Restate the data word for word and leave the images out.
· · · ·
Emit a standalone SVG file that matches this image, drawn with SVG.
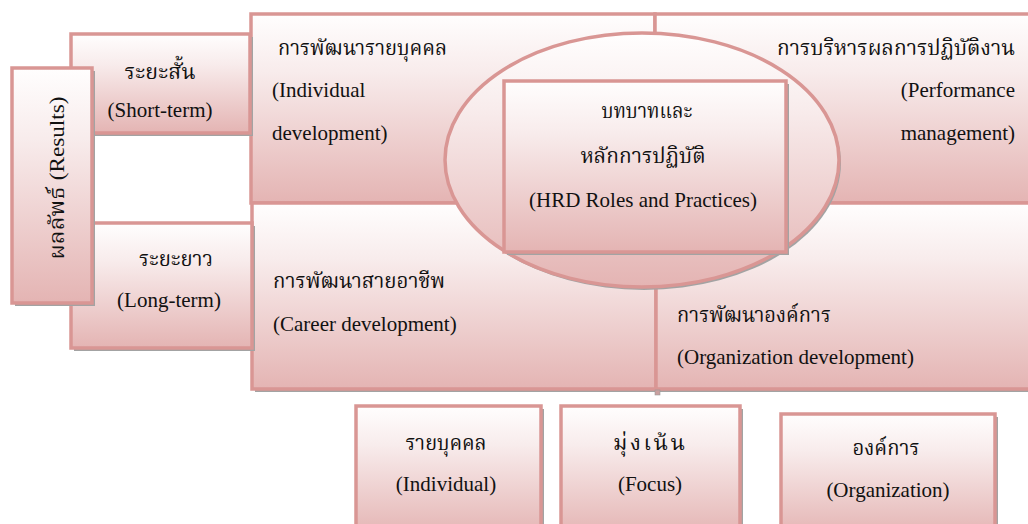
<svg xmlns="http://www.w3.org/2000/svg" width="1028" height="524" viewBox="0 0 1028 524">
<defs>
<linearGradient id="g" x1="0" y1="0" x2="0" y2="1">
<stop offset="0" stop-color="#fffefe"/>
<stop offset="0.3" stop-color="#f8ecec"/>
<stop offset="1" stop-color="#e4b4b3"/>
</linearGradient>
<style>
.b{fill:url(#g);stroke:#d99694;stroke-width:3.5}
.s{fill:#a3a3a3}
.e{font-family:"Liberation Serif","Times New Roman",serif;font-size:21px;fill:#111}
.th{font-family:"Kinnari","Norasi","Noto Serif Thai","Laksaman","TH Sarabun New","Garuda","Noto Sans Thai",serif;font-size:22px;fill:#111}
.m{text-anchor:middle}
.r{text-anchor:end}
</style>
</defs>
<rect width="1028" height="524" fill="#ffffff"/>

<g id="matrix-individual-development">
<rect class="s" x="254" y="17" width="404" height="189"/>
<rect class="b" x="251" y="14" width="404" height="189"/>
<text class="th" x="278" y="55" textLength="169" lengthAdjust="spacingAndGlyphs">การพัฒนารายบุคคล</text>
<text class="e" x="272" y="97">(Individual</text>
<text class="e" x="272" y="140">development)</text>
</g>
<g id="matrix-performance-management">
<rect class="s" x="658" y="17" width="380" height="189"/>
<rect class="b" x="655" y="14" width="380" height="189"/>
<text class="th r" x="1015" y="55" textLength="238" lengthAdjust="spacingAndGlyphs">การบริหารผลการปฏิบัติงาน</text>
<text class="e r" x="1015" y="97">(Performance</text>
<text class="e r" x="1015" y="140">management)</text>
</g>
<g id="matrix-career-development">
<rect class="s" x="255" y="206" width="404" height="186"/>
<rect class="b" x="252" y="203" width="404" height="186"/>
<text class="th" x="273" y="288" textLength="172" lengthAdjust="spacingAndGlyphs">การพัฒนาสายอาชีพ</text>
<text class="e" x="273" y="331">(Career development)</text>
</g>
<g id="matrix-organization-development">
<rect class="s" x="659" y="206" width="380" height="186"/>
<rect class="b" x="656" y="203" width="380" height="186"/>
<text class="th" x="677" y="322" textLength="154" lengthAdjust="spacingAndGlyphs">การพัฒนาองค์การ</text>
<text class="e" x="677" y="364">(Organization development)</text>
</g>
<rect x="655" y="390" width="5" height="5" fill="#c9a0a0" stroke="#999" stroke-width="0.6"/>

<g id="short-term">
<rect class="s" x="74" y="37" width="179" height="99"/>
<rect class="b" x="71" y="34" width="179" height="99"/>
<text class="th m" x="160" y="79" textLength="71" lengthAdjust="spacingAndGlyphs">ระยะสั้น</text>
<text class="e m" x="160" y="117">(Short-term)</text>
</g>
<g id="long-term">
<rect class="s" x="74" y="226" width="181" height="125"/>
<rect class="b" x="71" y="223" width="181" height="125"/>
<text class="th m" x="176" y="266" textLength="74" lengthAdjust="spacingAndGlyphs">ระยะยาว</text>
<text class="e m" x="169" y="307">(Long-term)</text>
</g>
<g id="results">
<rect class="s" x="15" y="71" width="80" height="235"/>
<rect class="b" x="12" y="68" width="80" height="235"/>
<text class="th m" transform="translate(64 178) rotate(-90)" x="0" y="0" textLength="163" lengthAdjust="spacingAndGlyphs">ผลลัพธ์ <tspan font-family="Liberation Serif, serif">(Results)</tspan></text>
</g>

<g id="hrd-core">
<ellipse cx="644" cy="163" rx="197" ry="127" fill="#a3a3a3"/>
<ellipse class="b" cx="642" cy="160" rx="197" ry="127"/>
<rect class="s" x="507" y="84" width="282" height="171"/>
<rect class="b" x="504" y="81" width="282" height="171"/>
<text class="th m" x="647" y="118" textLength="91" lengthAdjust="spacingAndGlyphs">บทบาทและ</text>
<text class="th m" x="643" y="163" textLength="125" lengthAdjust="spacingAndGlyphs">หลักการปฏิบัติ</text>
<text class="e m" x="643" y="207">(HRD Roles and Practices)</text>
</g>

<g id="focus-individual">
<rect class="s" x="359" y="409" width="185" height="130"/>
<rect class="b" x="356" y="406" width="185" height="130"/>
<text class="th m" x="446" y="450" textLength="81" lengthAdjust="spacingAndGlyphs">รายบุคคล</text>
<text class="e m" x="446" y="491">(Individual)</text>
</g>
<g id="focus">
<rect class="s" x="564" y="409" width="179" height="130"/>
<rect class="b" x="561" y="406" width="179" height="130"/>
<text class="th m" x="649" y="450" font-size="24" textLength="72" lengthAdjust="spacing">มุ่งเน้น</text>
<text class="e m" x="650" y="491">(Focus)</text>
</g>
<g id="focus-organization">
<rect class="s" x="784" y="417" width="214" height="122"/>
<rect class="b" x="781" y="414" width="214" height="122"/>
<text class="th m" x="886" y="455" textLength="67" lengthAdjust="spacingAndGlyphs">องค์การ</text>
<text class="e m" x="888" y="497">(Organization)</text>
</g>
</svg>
· · · ·
#### Output:
Emit a standalone SVG file that matches this image, drawn with SVG.
<svg xmlns="http://www.w3.org/2000/svg" width="1028" height="524" viewBox="0 0 1028 524">
<defs>
<linearGradient id="g" x1="0" y1="0" x2="0" y2="1">
<stop offset="0" stop-color="#fffefe"/>
<stop offset="0.3" stop-color="#f8ecec"/>
<stop offset="1" stop-color="#e4b4b3"/>
</linearGradient>
<style>
.b{fill:url(#g);stroke:#d99694;stroke-width:3.5}
.s{fill:#a3a3a3}
.e{font-family:"Liberation Serif","Times New Roman",serif;font-size:21px;fill:#111}
.th{font-family:"Kinnari","Norasi","Noto Serif Thai","Laksaman","TH Sarabun New","Garuda","Noto Sans Thai",serif;font-size:22px;fill:#111}
.m{text-anchor:middle}
.r{text-anchor:end}
</style>
</defs>
<rect width="1028" height="524" fill="#ffffff"/>

<g id="matrix-individual-development">
<rect class="s" x="254" y="17" width="404" height="189"/>
<rect class="b" x="251" y="14" width="404" height="189"/>
<text class="th" x="278" y="55" textLength="169" lengthAdjust="spacingAndGlyphs">การพัฒนารายบุคคล</text>
<text class="e" x="272" y="97">(Individual</text>
<text class="e" x="272" y="140">development)</text>
</g>
<g id="matrix-performance-management">
<rect class="s" x="658" y="17" width="380" height="189"/>
<rect class="b" x="655" y="14" width="380" height="189"/>
<text class="th r" x="1015" y="55" textLength="238" lengthAdjust="spacingAndGlyphs">การบริหารผลการปฏิบัติงาน</text>
<text class="e r" x="1015" y="97">(Performance</text>
<text class="e r" x="1015" y="140">management)</text>
</g>
<g id="matrix-career-development">
<rect class="s" x="255" y="206" width="404" height="186"/>
<rect class="b" x="252" y="203" width="404" height="186"/>
<text class="th" x="273" y="288" textLength="172" lengthAdjust="spacingAndGlyphs">การพัฒนาสายอาชีพ</text>
<text class="e" x="273" y="331">(Career development)</text>
</g>
<g id="matrix-organization-development">
<rect class="s" x="659" y="206" width="380" height="186"/>
<rect class="b" x="656" y="203" width="380" height="186"/>
<text class="th" x="677" y="322" textLength="154" lengthAdjust="spacingAndGlyphs">การพัฒนาองค์การ</text>
<text class="e" x="677" y="364">(Organization development)</text>
</g>
<rect x="655" y="390" width="5" height="5" fill="#c9a0a0" stroke="#999" stroke-width="0.6"/>

<g id="short-term">
<rect class="s" x="74" y="37" width="179" height="99"/>
<rect class="b" x="71" y="34" width="179" height="99"/>
<text class="th m" x="160" y="79" textLength="71" lengthAdjust="spacingAndGlyphs">ระยะสั้น</text>
<text class="e m" x="160" y="117">(Short-term)</text>
</g>
<g id="long-term">
<rect class="s" x="74" y="226" width="181" height="125"/>
<rect class="b" x="71" y="223" width="181" height="125"/>
<text class="th m" x="176" y="266" textLength="74" lengthAdjust="spacingAndGlyphs">ระยะยาว</text>
<text class="e m" x="169" y="307">(Long-term)</text>
</g>
<g id="results">
<rect class="s" x="15" y="71" width="80" height="235"/>
<rect class="b" x="12" y="68" width="80" height="235"/>
<text class="th m" transform="translate(64 178) rotate(-90)" x="0" y="0" textLength="163" lengthAdjust="spacingAndGlyphs">ผลลัพธ์ <tspan font-family="Liberation Serif, serif">(Results)</tspan></text>
</g>

<g id="hrd-core">
<ellipse cx="644" cy="163" rx="197" ry="127" fill="#a3a3a3"/>
<ellipse class="b" cx="642" cy="160" rx="197" ry="127"/>
<rect class="s" x="507" y="84" width="282" height="171"/>
<rect class="b" x="504" y="81" width="282" height="171"/>
<text class="th m" x="647" y="118" textLength="91" lengthAdjust="spacingAndGlyphs">บทบาทและ</text>
<text class="th m" x="643" y="163" textLength="125" lengthAdjust="spacingAndGlyphs">หลักการปฏิบัติ</text>
<text class="e m" x="643" y="207">(HRD Roles and Practices)</text>
</g>

<g id="focus-individual">
<rect class="s" x="359" y="409" width="185" height="130"/>
<rect class="b" x="356" y="406" width="185" height="130"/>
<text class="th m" x="446" y="450" textLength="81" lengthAdjust="spacingAndGlyphs">รายบุคคล</text>
<text class="e m" x="446" y="491">(Individual)</text>
</g>
<g id="focus">
<rect class="s" x="564" y="409" width="179" height="130"/>
<rect class="b" x="561" y="406" width="179" height="130"/>
<text class="th m" x="649" y="450" font-size="24" textLength="72" lengthAdjust="spacing">มุ่งเน้น</text>
<text class="e m" x="650" y="491">(Focus)</text>
</g>
<g id="focus-organization">
<rect class="s" x="784" y="417" width="214" height="122"/>
<rect class="b" x="781" y="414" width="214" height="122"/>
<text class="th m" x="886" y="455" textLength="67" lengthAdjust="spacingAndGlyphs">องค์การ</text>
<text class="e m" x="888" y="497">(Organization)</text>
</g>
</svg>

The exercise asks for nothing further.